In the first part of its new report, The scammers who scam scammers on cybercrime forums, Sophos senior threat researcher, Matt Wixey, claimed that the problem is now so acute that forum admins have created dedicated “arbitration rooms.”

“Personal beefs, rivalries and wanting to destroy (or sometimes enhance) reputations can all result in scams. And it’s not just small-time crooks. We saw prominent threat actors either accused of scamming or falling victim to scams themselves,” Wixey continued.

“We saw referral cons, fake data leaks and tools, typosquatting, phishing, ‘alt rep’ scams (the use of sockpuppets to artificially inflate reputation scores), fake guarantors, blackmail, impersonated accounts and backdoored malware. We even found instances where threat actors got revenge by scamming the scammers who scammed them.”

The report looked at three popular underground sites: Exploit and XSS, two Russian-language cybercrime forums that provide access-as-a-service (AaaS) listings, and the English language BreachForums, which specializes in data leaks.

Over 12 months, Sophos investigated 600 scams passing through arbitration on these sites, with claims ranging from $2 to $160,000.

Wixey argued that analyzing these disputes is a useful way to glean insight into cyber-criminals’ tactical and strategic priorities, rivals and alliances, and their susceptibility to deception.

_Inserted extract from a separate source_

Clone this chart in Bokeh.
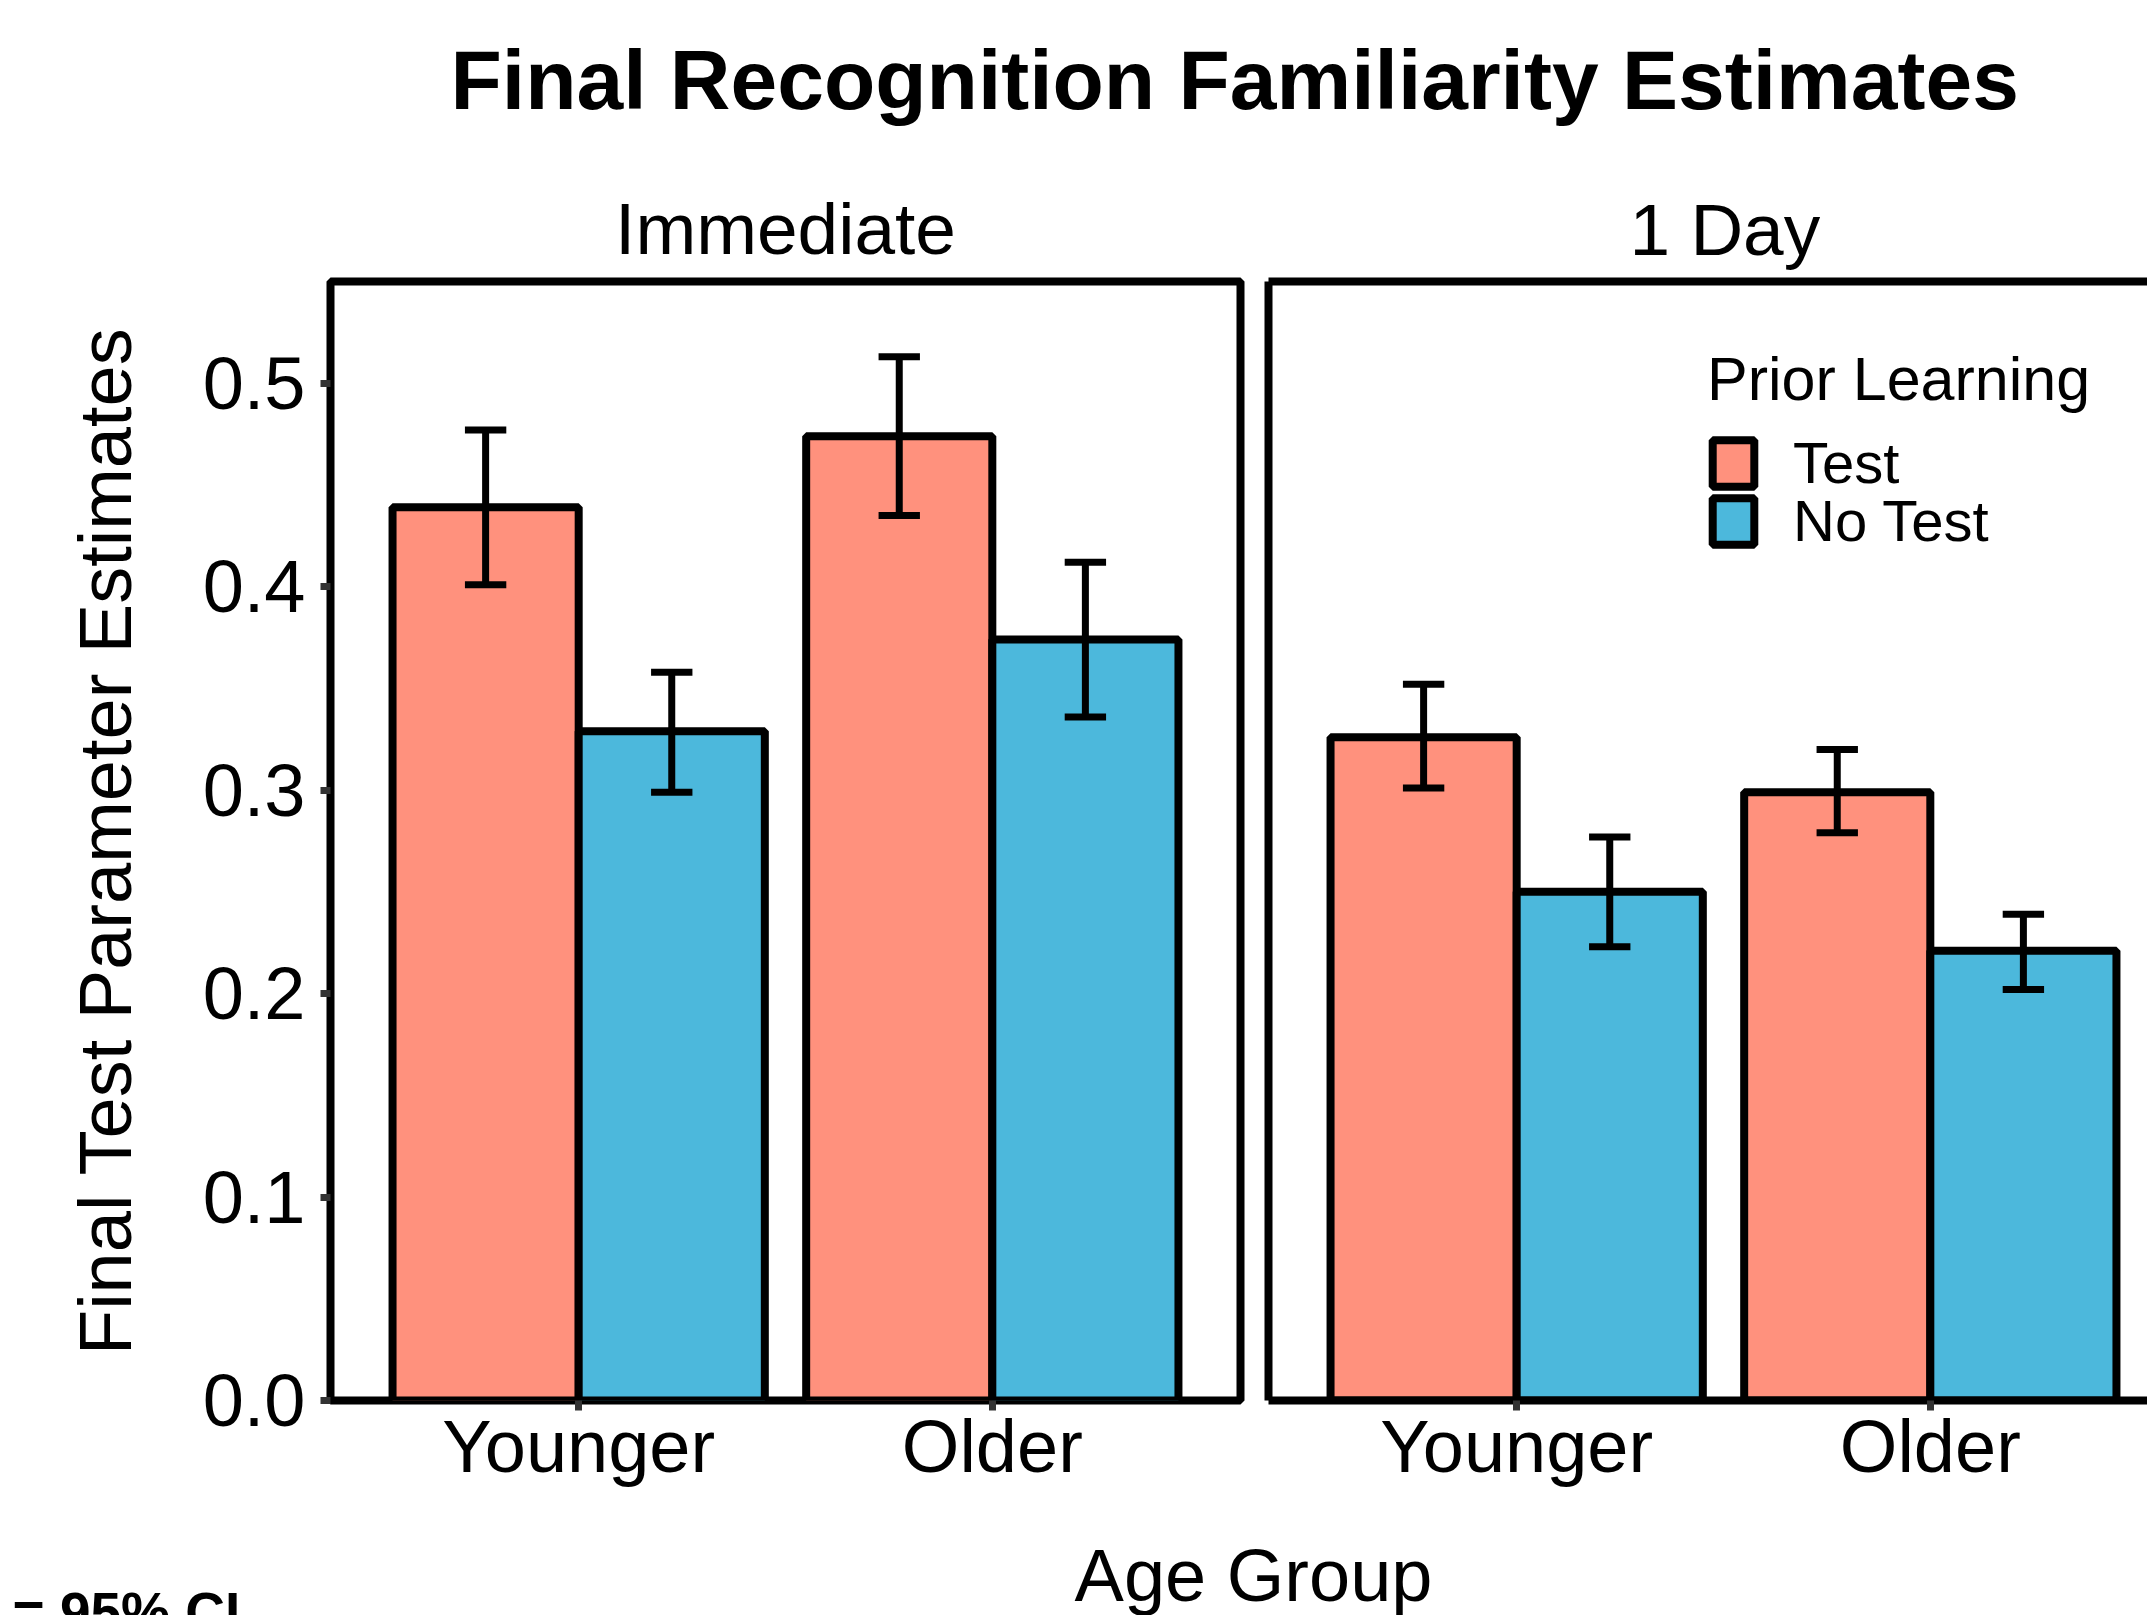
import numpy as np
from bokeh.plotting import figure
from bokeh.layouts import column, row
from bokeh.models import (ColumnDataSource, Range1d, FixedTicker, PrintfTickFormatter,
                          Legend, LegendItem, Label, LinearAxis)
from bokeh.embed import file_html
from bokeh.resources import INLINE

# ---------------- data ----------------
ages = ["Younger", "Older"]
conditions = ["Immediate", "1 Day"]
learning = ["Test", "No Test"]
y_ticks = [0.0, 0.1, 0.2, 0.3, 0.4, 0.5]

imm_test_mean = [0.439, 0.474]
imm_test_lower = [0.401, 0.435]
imm_test_upper = [0.477, 0.513]
imm_notest_mean = [0.329, 0.374]
imm_notest_lower = [0.299, 0.336]
imm_notest_upper = [0.358, 0.412]

day_test_mean = [0.326, 0.299]
day_test_lower = [0.301, 0.279]
day_test_upper = [0.352, 0.320]
day_notest_mean = [0.250, 0.221]
day_notest_lower = [0.223, 0.202]
day_notest_upper = [0.277, 0.239]

# ---------------- style ----------------
FONT = "Liberation Sans"
COLORS = {"Test": "#FF917D", "No Test": "#4CB8DC"}
DODGE = {"Test": -0.225, "No Test": 0.225}
BAR_W = 0.45
CAP_W = 0.1
X_LO, X_HI = 0.4, 2.6
Y_MAX = 0.55

W = 2147
TOP_H, MID_H, BOT_H = 168, 1332, 115
P1_W = 1254
P2_W = W - P1_W
P1_LB, P1_RB = 330, 14
P2_LB, P2_RB = 14, 0
MB_TOP, MB_BOT = 113, 100
FULL_FRAME_W = P1_W - P1_LB - P1_RB
UX = (X_HI - X_LO) / FULL_FRAME_W     # data units per pixel (x)

pos = np.arange(1, len(ages) + 1, dtype=float)


def style_common(p):
    p.xgrid.visible = False
    p.ygrid.visible = False
    p.background_fill_color = "white"
    p.border_fill_color = "white"


def border_axis(axis):
    """An axis that only draws its line (used as the panel border)."""
    axis.ticker = FixedTicker(ticks=[])
    axis.major_tick_out = 0
    axis.major_tick_in = 0
    axis.minor_tick_out = 0
    axis.minor_tick_in = 0
    axis.major_tick_line_color = None
    axis.minor_tick_line_color = None
    axis.major_label_standoff = 0
    axis.major_label_text_font_size = "0px"
    axis.axis_line_color = "black"
    axis.axis_line_width = 8


def make_panel(cond, data, width, lb, rb, first):
    frame_w = width - lb - rb
    p = figure(width=width, height=MID_H, x_range=Range1d(X_LO, X_LO + frame_w * UX),
               y_range=Range1d(0, Y_MAX), output_backend="svg", toolbar_location=None,
               min_border_left=lb, min_border_right=rb, min_border_top=MB_TOP,
               min_border_bottom=MB_BOT)
    style_common(p)
    p.title.text = cond
    p.title.text_font = FONT
    p.title.text_font_size = "73px"
    p.title.text_font_style = "normal"
    p.title.text_color = "black"
    if first:
        p.title.align = "center"
        p.title.standoff = 26
    else:
        p.title.align = "left"
        p.title.offset = 361
        p.title.standoff = 24

    renderers = {}
    for lab in learning:
        mean, lower, upper = data[lab]
        x = pos + DODGE[lab]
        src = ColumnDataSource(dict(x=x, top=mean, lower=lower, upper=upper,
                                    cl=x - CAP_W / 2, cr=x + CAP_W / 2))
        r = p.vbar(x="x", top="top", bottom=0, width=BAR_W, source=src,
                   fill_color=COLORS[lab], line_color="black", line_width=8)
        renderers[lab] = r
        p.segment(x0="x", y0="lower", x1="x", y1="upper", source=src,
                  line_color="black", line_width=7)
        p.segment(x0="cl", y0="upper", x1="cr", y1="upper", source=src,
                  line_color="black", line_width=7)
        p.segment(x0="cl", y0="lower", x1="cr", y1="lower", source=src,
                  line_color="black", line_width=7)

    ax = p.xaxis[0]
    ax.ticker = FixedTicker(ticks=list(pos))
    ax.major_label_overrides = {int(v): a for v, a in zip(pos, ages)}
    ax.major_label_text_font = FONT
    ax.major_label_text_font_size = "74px"
    ax.major_label_text_color = "black"
    ax.major_label_standoff = -6
    ax.major_tick_out = 10
    ax.major_tick_in = 0
    ax.major_tick_line_color = "#333333"
    ax.major_tick_line_width = 7
    ax.minor_tick_line_color = None
    ax.minor_tick_out = 0

    ay = p.yaxis[0]
    if first:
        ax.axis_line_color = None
        ay.ticker = FixedTicker(ticks=y_ticks)
        ay.formatter = PrintfTickFormatter(format="%.1f")
        ay.major_label_text_font = FONT
        ay.major_label_text_font_size = "74px"
        ay.major_label_text_color = "black"
        ay.major_label_standoff = 15
        ay.major_tick_out = 10
        ay.major_tick_in = 0
        ay.major_tick_line_color = "#333333"
        ay.major_tick_line_width = 7
        ay.minor_tick_line_color = None
        ay.axis_line_color = None
        ay.axis_label = "Final Test Parameter Estimates"
        ay.axis_label_text_font = FONT
        ay.axis_label_text_font_size = "74px"
        ay.axis_label_text_font_style = "normal"
        ay.axis_label_text_color = "black"
        ay.axis_label_standoff = 53
        p.outline_line_color = "black"
        p.outline_line_width = 8
        p.outline_line_alpha = 1
    else:
        # right-hand panel is cropped at the picture edge: border on three sides only
        p.outline_line_color = None
        ax.axis_line_color = "black"
        ax.axis_line_width = 8
        border_axis(ay)
        top_axis = LinearAxis()
        border_axis(top_axis)
        p.add_layout(top_axis, "above")
    return p, renderers


p1, _ = make_panel(conditions[0], {
    "Test": (imm_test_mean, imm_test_lower, imm_test_upper),
    "No Test": (imm_notest_mean, imm_notest_lower, imm_notest_upper)},
    P1_W, P1_LB, P1_RB, True)

p2, rends = make_panel(conditions[1], {
    "Test": (day_test_mean, day_test_lower, day_test_upper),
    "No Test": (day_notest_mean, day_notest_lower, day_notest_upper)},
    P2_W, P2_LB, P2_RB, False)

legend_style = dict(label_text_font=FONT, label_text_font_size="58px",
                    label_text_color="black",
                    glyph_width=52, glyph_height=58, label_standoff=34,
                    spacing=0, padding=0, margin=0,
                    border_line_color=None, background_fill_alpha=0)
legend_a = Legend(items=[LegendItem(label=learning[0], renderers=[rends[learning[0]]])],
                  location=(439, 904), title="Prior Learning",
                  title_text_font=FONT, title_text_font_size="61px",
                  title_text_font_style="normal", title_text_color="black",
                  title_standoff=15, **legend_style)
legend_b = Legend(items=[LegendItem(label=learning[1], renderers=[rends[learning[1]]])],
                  location=(439, 846), **legend_style)
p2.add_layout(legend_a)
p2.add_layout(legend_b)

# ---------------- title strip ----------------
top = figure(width=W, height=TOP_H, x_range=Range1d(0, W), y_range=Range1d(0, TOP_H),
             output_backend="svg", toolbar_location=None, min_border=0,
             x_axis_location=None, y_axis_location=None)
style_common(top)
top.outline_line_color = None
top.add_layout(Label(x=450, y=89, x_units="screen", y_units="screen",
                     text="Final Recognition Familiarity Estimates",
                     text_font=FONT, text_font_size="84px", text_font_style="bold",
                     text_color="black", text_baseline="alphabetic", text_align="left"))

# ---------------- bottom strip ----------------
bot = figure(width=W, height=BOT_H, x_range=Range1d(0, W), y_range=Range1d(0, BOT_H),
             output_backend="svg", toolbar_location=None, min_border=0,
             x_axis_location=None, y_axis_location=None)
style_common(bot)
bot.outline_line_color = None
bot.add_layout(Label(x=1253, y=40, x_units="screen", y_units="screen",
                     text="Age Group", text_font=FONT, text_font_size="74px",
                     text_color="black", text_baseline="alphabetic", text_align="center"))
bot.add_layout(Label(x=12, y=4, x_units="screen", y_units="screen",
                     text="= 95% CI", text_font=FONT, text_font_size="55px",
                     text_font_style="bold", text_color="black",
                     text_baseline="alphabetic", text_align="left"))

layout = column(top, row(p1, p2), bot)
open("out.html", "w").write(file_html(layout, INLINE))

“Threat actors are aware that criminal forums are monitored, and so often employ good operational security. When they’re victims of crime themselves – well, not so much,” he added.

“Because forum rules demand proof to support scam allegations, wronged threat actors will often happily post screenshots of private conversations and source code, identifiers, transactions, chat logs, and blow-by-blow accounts of negotiations, sales, and troubleshooting.”

Sometimes scammers create entire fake sites. Wixey claimed his research uncovered one group which built 20 imitation sites, including one that spoofed the popular Genesis Market. The ruse was to trick interested parties into handing over a $100 ‘activation fee’ to participate.